The Government have said that their £5.1 billion fund covers only buildings that are taller than 18 metres or six storeys, with a 30 cm tolerance, because they wanted to prioritise unsafe cladding that was a greater risk in taller blocks. However, The Sunday Times reports that a key civil servant was recorded telling fire engineers that 18 metres was the cut-off point because the Government

“haven’t got time to come up with a better number.”

We are now seeing the reality for those who live in blocks that do not reach the 18-metre threshold. They face bills for stripping flammable cladding from their flats, which costs more than the flats themselves. As for those applying for a state loan to help cover costs, about which we have heard much this afternoon, leaked letters from the Ministry of Housing, Communities and Local Government and the Treasury show that, under the plans, loans will be low-interest—they will not be interest-free—and that, at an annual rate of 1%, the interest alone on a £100,000 loan would cost £80 per month, which means that the loan would never be repaid but would grow over time, making such flats even harder to sell. In any case, it seems that the state loans, which were announced in February, will not be launched for at least another two years.

Additionally, there is the complication of flammable insulation, flammable balconies and faulty cavity barriers. There is no funding for those building dangers, despite the fact that properties cannot be sold, or even insured for a reasonable cost, until the remediation work is carried out. Will the Minister explain why those particular areas were not included in the funding? What is clear is that more urgent and direct Government intervention is needed. The Barnett consequentials in Scotland—£97.1 million to address the cladding issue—are woefully inadequate, just as the sums allocated in England are inadequate. Remediation of cladding must not be left to householders and leaseholders. With eye-watering bills, they cannot afford to remove materials for which they have no responsibility.

Following the publication of the recommendations from the ministerial working group on mortgage lending and cladding, property owners in Scotland who live in buildings where safety concerns had been determined submitted an expression of interest in participating in the first phase of the single building assessment. Over 300 expressions of interest were submitted. The selection of the buildings to be included in the first phase has been completed, and building owners are currently being notified.

The single building assessment will provide clear evidence of the total need for remediation. All flatted properties will be covered: 770 high-rise buildings and many more at lower heights. This approach allows the Scottish Government to identify buildings that are at risk. If no risk is identified, that will release people from safety and mortgage-lending concerns; it may also save home owners the hundreds of pounds that they might otherwise have faced paying for an individual external wall fire review form. The cost of the single building assessment will be met by the Scottish Government. Once it has been established, remediation can be targeted at the buildings most at risk.

It is also important to have a holistic approach and learn the lessons of the past about the use of sprinklers and interconnected fire alarms, which are important for managing risks and potential fire outbreaks. This process must ensure that support is delivered fairly and that remediation is delivered on a level playing field so that the risk of people being left out—as we know happened in England under the first support scheme—does not arise in Scotland.

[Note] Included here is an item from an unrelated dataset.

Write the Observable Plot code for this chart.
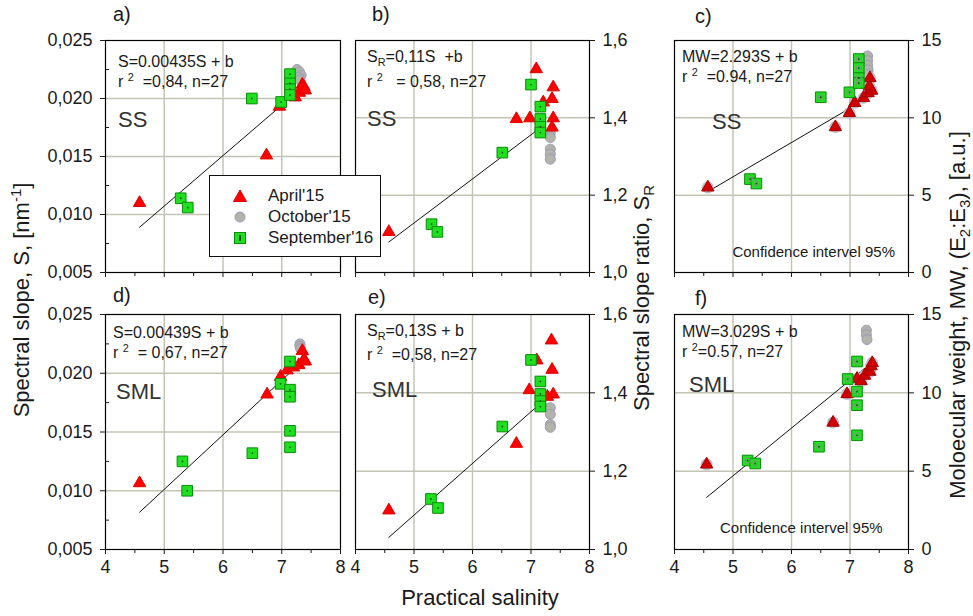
<!DOCTYPE html>
<html><head><meta charset="utf-8">
<script src="https://cdn.jsdelivr.net/npm/d3@7"></script>
<script src="https://cdn.jsdelivr.net/npm/@observablehq/plot@0.6"></script>
<style>
body{margin:0;background:#fff;}
#chart{position:relative;width:973px;height:616px;overflow:hidden;background:#fff;font-family:"Liberation Sans",Arial,sans-serif;color:#1a1a1a;}
.t{position:absolute;white-space:nowrap;line-height:1;transform:translateY(-50%);z-index:5;}
.t sup,.t sub{font-size:0.68em;line-height:0;}
.rot{transform:translate(-50%,-50%) rotate(-90deg);}
#legend{position:absolute;left:209px;top:175px;width:170px;height:80px;border:1.5px solid #111;background:#fff;z-index:6;font-size:17px;}
#legend .row{position:absolute;left:0;height:20px;display:flex;align-items:center;}
#legend svg{margin-left:22px;margin-right:20px;}
</style></head>
<body><div id="chart"></div>
<script>
// ---------- DATA ----------
const xTicks = [4, 5, 6, 7, 8];
const xMinor = [4.5, 5.5, 6.5, 7.5];
const sTicks = [0.005, 0.010, 0.015, 0.020, 0.025];
const sMinor = [0.0075, 0.0125, 0.0175, 0.0225];
const srTicks = [1.0, 1.2, 1.4, 1.6];
const mwTicks = [0, 5, 10, 15];
const seriesNames = ["April'15", "October'15", "September'16"];

// a) SS, spectral slope S
const a_aprX = [4.58, 6.74, 6.96, 7.23, 7.30, 7.35, 7.38, 7.33, 7.40];
const a_aprY = [0.0110, 0.0151, 0.0193, 0.0201, 0.0205, 0.0212, 0.0210, 0.0208, 0.0207];
const a_octX = [7.26, 7.30, 7.33, 7.29, 7.31];
const a_octY = [0.0225, 0.0223, 0.0220, 0.0218, 0.0216];
const a_sepX = [5.28, 5.40, 6.49, 6.99, 7.14, 7.14, 7.14, 7.14];
const a_sepY = [0.0114, 0.0106, 0.0200, 0.0197, 0.0221, 0.0213, 0.0208, 0.0203];

// b) SS, spectral slope ratio SR
const b_aprX = [4.57, 6.75, 6.98, 7.09, 7.21, 7.36, 7.38, 7.38, 7.36];
const b_aprY = [1.105, 1.397, 1.399, 1.526, 1.440, 1.449, 1.479, 1.399, 1.375];
const b_octX = [7.33, 7.33, 7.33, 7.33, 7.33];
const b_octY = [1.360, 1.349, 1.319, 1.306, 1.293];
const b_sepX = [5.30, 5.40, 6.51, 7.00, 7.16, 7.16, 7.16, 7.16];
const b_sepY = [1.125, 1.105, 1.310, 1.486, 1.429, 1.397, 1.377, 1.362];

// c) SS, molecular weight MW
const c_aprX = [4.57, 6.75, 6.99, 7.08, 7.23, 7.31, 7.37, 7.33, 7.34];
const c_aprY = [5.5, 9.4, 10.32, 10.97, 11.29, 11.6, 11.76, 12.04, 12.57];
const c_octX = [7.30, 7.30, 7.30, 7.31, 7.31];
const c_octY = [14.0, 13.7, 13.4, 13.1, 12.8];
const c_sepX = [5.29, 5.40, 6.50, 6.99, 7.15, 7.15, 7.15, 7.15];
const c_sepY = [6.04, 5.75, 11.33, 11.65, 13.8, 13.22, 12.57, 12.25];

// d) SML, spectral slope S
const d_aprX = [4.58, 6.75, 6.98, 7.09, 7.20, 7.29, 7.35, 7.38, 7.40];
const d_aprY = [0.01065, 0.0182, 0.0197, 0.02025, 0.0205, 0.0207, 0.0219, 0.0212, 0.0210];
const d_octX = [7.31, 7.31, 7.32];
const d_octY = [0.0225, 0.0223, 0.0221];
const d_sepX = [5.31, 5.39, 6.50, 6.98, 7.14, 7.14, 7.14, 7.14, 7.14];
const d_sepY = [0.0125, 0.0100, 0.0132, 0.0191, 0.0210, 0.0186, 0.0180, 0.0151, 0.0137];

// e) SML, spectral slope ratio SR
const e_aprX = [4.57, 6.75, 6.97, 7.10, 7.35, 7.36, 7.38, 7.28];
const e_aprY = [1.100, 1.270, 1.407, 1.483, 1.534, 1.459, 1.396, 1.390];
const e_octX = [7.33, 7.33, 7.33, 7.33];
const e_octY = [1.362, 1.345, 1.319, 1.312];
const e_sepX = [5.29, 5.41, 6.51, 7.00, 7.16, 7.16, 7.16, 7.16];
const e_sepY = [1.129, 1.106, 1.314, 1.484, 1.429, 1.397, 1.379, 1.365];

// f) SML, molecular weight MW
const f_aprX = [4.55, 6.71, 6.95, 7.12, 7.19, 7.25, 7.34, 7.36, 7.38];
const f_aprY = [5.43, 8.1, 9.92, 10.9, 10.75, 11.1, 11.35, 11.7, 11.9];
const f_octX = [7.28, 7.28, 7.29];
const f_octY = [14.0, 13.7, 13.4];
const f_sepX = [5.25, 5.38, 6.47, 6.96, 7.12, 7.12, 7.12, 7.12];
const f_sepY = [5.68, 5.49, 6.56, 10.88, 12.0, 10.08, 9.21, 7.29];

// regression lines (a..f): start x, start y, slope, end x
const fitX0 = [4.58, 4.57, 4.57, 4.58, 4.57, 4.55];
const fitY0 = [0.0089, 1.079, 5.23, 0.00817, 1.031, 3.33];
const fitSlope = [0.00435, 0.114, 2.22, 0.00464, 0.132, 3.05];
const fitX1 = [7.0, 7.09, 7.0, 7.15, 7.08, 7.35];

// ---------- LAYOUT ----------
const root = document.getElementById("chart");
const M = {l: 75, r: 75, t: 15, b: 40};
const cols = [[105, 340], [355, 589], [674, 908]];
const rows = [[40, 272], [314, 549]];
const gridColor = "#c4c4b6";
const FONT = "'Liberation Sans', Arial, sans-serif";

const pts = (xs, ys) => xs.map((x, i) => ({x, y: ys[i]}));
const fmtS = d => d.toFixed(3).replace(".", ",");
const fmtSR = d => d.toFixed(1).replace(".", ",");
const fmtMW = d => String(d);

function makePanel(p) {
  const [fx0, fx1] = cols[p.col], [fy0, fy1] = rows[p.row];
  const width = fx1 - fx0 + M.l + M.r, height = fy1 - fy0 + M.t + M.b;
  const apr = pts(p.apr[0], p.apr[1]), oct = pts(p.oct[0], p.oct[1]), sep = pts(p.sep[0], p.sep[1]);
  const k = p.fit;
  const fit = [{x: fitX0[k], y: fitY0[k]}, {x: fitX1[k], y: fitY0[k] + fitSlope[k] * (fitX1[k] - fitX0[k])}];
  const marks = [
    Plot.gridX([5, 6, 7], {stroke: gridColor, strokeOpacity: 1, strokeWidth: 1.5}),
    Plot.gridY(p.gridY, {stroke: gridColor, strokeOpacity: 1, strokeWidth: 1.5}),
    Plot.line(fit, {x: "x", y: "y", stroke: "#111", strokeWidth: 1}),
    Plot.dot(oct, {x: "x", y: "y", r: 5, fill: "#b3b3ab", stroke: "#9c9cba", strokeWidth: 1})
  ];
  if (p.dark) marks.push(Plot.dot(apr, {x: "x", y: "y", r: 6, fill: "#bdbdc8", stroke: null}));
  marks.push(Plot.dot(apr, {x: "x", y: "y", symbol: "triangle", r: 4.6,
    fill: p.dark ? "#d00000" : "#ff0000", stroke: p.dark ? "#a80000" : "#e00000", strokeWidth: 1}));
  marks.push(Plot.dot(sep, {x: "x", y: "y", symbol: "square", r: 6, fill: "#1ee01e", stroke: "#0a8a0a", strokeWidth: 1}));
  if (p.dark) marks.push(Plot.dot(sep, {x: "x", y: "y", r: 2.6, fill: "none", stroke: "#8a8a8a", strokeWidth: 1}));
  marks.push(Plot.dot(sep, {x: "x", y: "y", r: 0.9, fill: "#055005", stroke: null}));
  marks.push(Plot.frame({stroke: "#000", strokeWidth: 1.2}));
  marks.push(Plot.axisX(xTicks, {anchor: "bottom", tickSize: 5, tickPadding: 6,
    tickFormat: p.row ? (d => String(d)) : (() => ""), fontSize: 18, label: null}));
  marks.push(Plot.axisX(xMinor, {anchor: "bottom", tickSize: 4, tickFormat: () => "", label: null}));
  marks.push(Plot.axisY(p.yTicks, {anchor: p.yAnchor, tickSize: 5, tickPadding: 8, tickFormat: p.yFormat, fontSize: 18, label: null}));
  if (p.yMinor) marks.push(Plot.axisY(p.yMinor, {anchor: p.yAnchor, tickSize: -4, tickFormat: () => "", label: null}));
  const svg = Plot.plot({
    width, height, marginLeft: M.l, marginRight: M.r, marginTop: M.t, marginBottom: M.b,
    x: {domain: [4, 8], label: null}, y: {domain: p.yDomain, label: null},
    style: {background: "transparent", overflow: "visible"},
    marks
  });
  svg.style.position = "absolute";
  svg.style.left = (fx0 - M.l) + "px";
  svg.style.top = (fy0 - M.t) + "px";
  svg.style.maxWidth = "none";
  svg.style.background = "transparent";
  svg.style.overflow = "visible";
  svg.style.fontFamily = FONT;
  svg.style.color = "#1a1a1a";
  root.appendChild(svg);
}

makePanel({col: 0, row: 0, yDomain: [0.005, 0.025], yTicks: sTicks, yMinor: sMinor, yAnchor: "left", yFormat: fmtS,
  gridY: [0.010, 0.015, 0.020], apr: [a_aprX, a_aprY], oct: [a_octX, a_octY], sep: [a_sepX, a_sepY], fit: 0});
makePanel({col: 1, row: 0, yDomain: [1.0, 1.6], yTicks: srTicks, yAnchor: "right", yFormat: fmtSR,
  gridY: [1.2, 1.4], apr: [b_aprX, b_aprY], oct: [b_octX, b_octY], sep: [b_sepX, b_sepY], fit: 1});
makePanel({col: 2, row: 0, yDomain: [0, 15], yTicks: mwTicks, yAnchor: "right", yFormat: fmtMW,
  gridY: [5, 10], apr: [c_aprX, c_aprY], oct: [c_octX, c_octY], sep: [c_sepX, c_sepY], fit: 2, dark: true});
makePanel({col: 0, row: 1, yDomain: [0.005, 0.025], yTicks: sTicks, yMinor: sMinor, yAnchor: "left", yFormat: fmtS,
  gridY: [0.010, 0.015, 0.020], apr: [d_aprX, d_aprY], oct: [d_octX, d_octY], sep: [d_sepX, d_sepY], fit: 3});
makePanel({col: 1, row: 1, yDomain: [1.0, 1.6], yTicks: srTicks, yAnchor: "right", yFormat: fmtSR,
  gridY: [1.2, 1.4], apr: [e_aprX, e_aprY], oct: [e_octX, e_octY], sep: [e_sepX, e_sepY], fit: 4});
makePanel({col: 2, row: 1, yDomain: [0, 15], yTicks: mwTicks, yAnchor: "right", yFormat: fmtMW,
  gridY: [5, 10], apr: [f_aprX, f_aprY], oct: [f_octX, f_octY], sep: [f_sepX, f_sepY], fit: 5, dark: true});

// ---------- TEXT ----------
function txt(html, x, y, size, cls, color) {
  const d = document.createElement("div");
  d.className = "t" + (cls ? " " + cls : "");
  d.innerHTML = html;
  d.style.left = x + "px"; d.style.top = y + "px"; d.style.fontSize = size + "px";
  if (color) d.style.color = color;
  root.appendChild(d);
  return d;
}
// panel letters
txt("a)", 113, 14, 20); txt("b)", 372, 14, 20); txt("c)", 695, 16, 20);
txt("d)", 113, 295, 20); txt("e)", 368, 297, 20); txt("f)", 695, 298, 20);
// equations
txt("S=0.00435S + b", 118, 62, 16); txt("r <sup>2</sup>&nbsp;&nbsp;=0,84, n=27", 118, 82, 16);
txt("S<sub>R</sub>=0,11S&nbsp;&nbsp;+b", 367, 57, 16); txt("r <sup>2</sup>&nbsp;&nbsp; = 0,58, n=27", 367, 82, 16);
txt("MW=2.293S + b", 682, 57, 16); txt("r <sup>2</sup>&nbsp;&nbsp;=0.94, n=27", 682, 77, 16);
txt("S=0.00439S + b", 113, 333, 16); txt("r <sup>2</sup>&nbsp;&nbsp;= 0,67, n=27", 113, 353, 16);
txt("S<sub>R</sub>=0,13S + b", 367, 331, 16); txt("r <sup>2</sup>&nbsp;&nbsp;=0,58, n=27", 367, 355, 16);
txt("MW=3.029S + b", 682, 332, 16); txt("r <sup>2</sup>=0.57, n=27", 682, 352, 16);
// site labels
txt("SS", 118, 120, 22, "", "#333"); txt("SS", 367, 119, 22, "", "#333"); txt("SS", 712, 122, 22, "", "#333");
txt("SML", 116, 392, 22, "", "#333"); txt("SML", 372, 390, 22, "", "#333"); txt("SML", 689, 385, 22, "", "#333");
// confidence notes
const ci1 = txt("Confidence intervel 95%", 895, 251, 15); ci1.style.transform = "translate(-100%,-50%)";
txt("Confidence intervel 95%", 720, 527, 15);
// axis titles
txt("Spectral slope, S, [nm<sup>-1</sup>]", 22, 300, 22, "rot");
txt("Spectral slope ratio, S<sub>R</sub>", 642, 298, 22, "rot");
txt("Moloecular weight, MW, (E<sub>2</sub>:E<sub>3</sub>), [a.u.]", 958, 315, 22, "rot");
const xt = txt("Practical salinity", 480, 598, 22); xt.style.transform = "translate(-50%,-50%)";

// ---------- LEGEND ----------
const lg = document.createElement("div");
lg.id = "legend";
const sym = [
  '<svg width="16" height="16"><path d="M8,2 L14.5,13.5 L1.5,13.5 Z" fill="#ff0000" stroke="#d00000"/></svg>',
  '<svg width="16" height="16"><circle cx="8" cy="8" r="5" fill="#b3b3ab" stroke="#9c9cba"/></svg>',
  '<svg width="16" height="16"><rect x="2.5" y="2.5" width="11" height="11" fill="#1ee01e" stroke="#0a8a0a"/><rect x="7" y="5" width="2" height="6" fill="#055005"/></svg>'
];
const rowY = [10, 31, 52];
seriesNames.forEach((name, i) => {
  const r = document.createElement("div");
  r.className = "row"; r.style.top = rowY[i] + "px";
  r.innerHTML = sym[i] + "<span>" + name + "</span>";
  lg.appendChild(r);
});
root.appendChild(lg);
</script>
</body></html>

In addition, there are ongoing concerns about extortionate building insurance costs. The Secretary of State is aware of them: he said on 10 February that

“as with the lenders, the insurers are faced with assessing a new and heightened level of risk. None the less the Association of British Insurers now needs to step up and take a proportionate risk-based approach...Insurers should be pricing that risk correctly and not passing on those costs or even profiteering”.—[Official Report, 10 February 2021; Vol. 689, c. 341-42.]

Will the Minister update the House on the matter? Anecdotally, we have all heard about householders receiving letters telling them that their insurance is to be terminated or that its cost will be raised so dramatically that it becomes unaffordable overnight. The Secretary of State said in February that the Government were prepared to step in as a last resort if engagement with the insurance industry did not improve matters. Is that still the case? If so, how bad do matters have to become before the Government step in?

We need more funding. That cannot be said too often, because the sums set aside are simply not adequate to the task at hand. The Housing, Communities and Local Government Committee indicated as much in the report that it published in April, putting the full cost of fire safety remediation at up to £15 billion and calling for the establishment of a comprehensive building safety fund to cover the cost of all remediation works on buildings of any height, to be fully funded by Government and the industry. As my hon. Friend Deidre Brock pointed out, it is really important that the industry takes its responsibility on the issue seriously. That sounds eminently sensible, and I hope that the Government’s response to the Committee’s report is positive; I know that it is due to be published soon.

I say to the Minister that this is one of the great scandals of our generation. How much misery do those affected have to go through before there is a fair and comprehensive solution to this crisis? When will sufficient funding be made available so that all who have been conned by poor cladding, flammable insulation and faulty cavity barriers can access the level of support that they need so that they can just get on with their lives?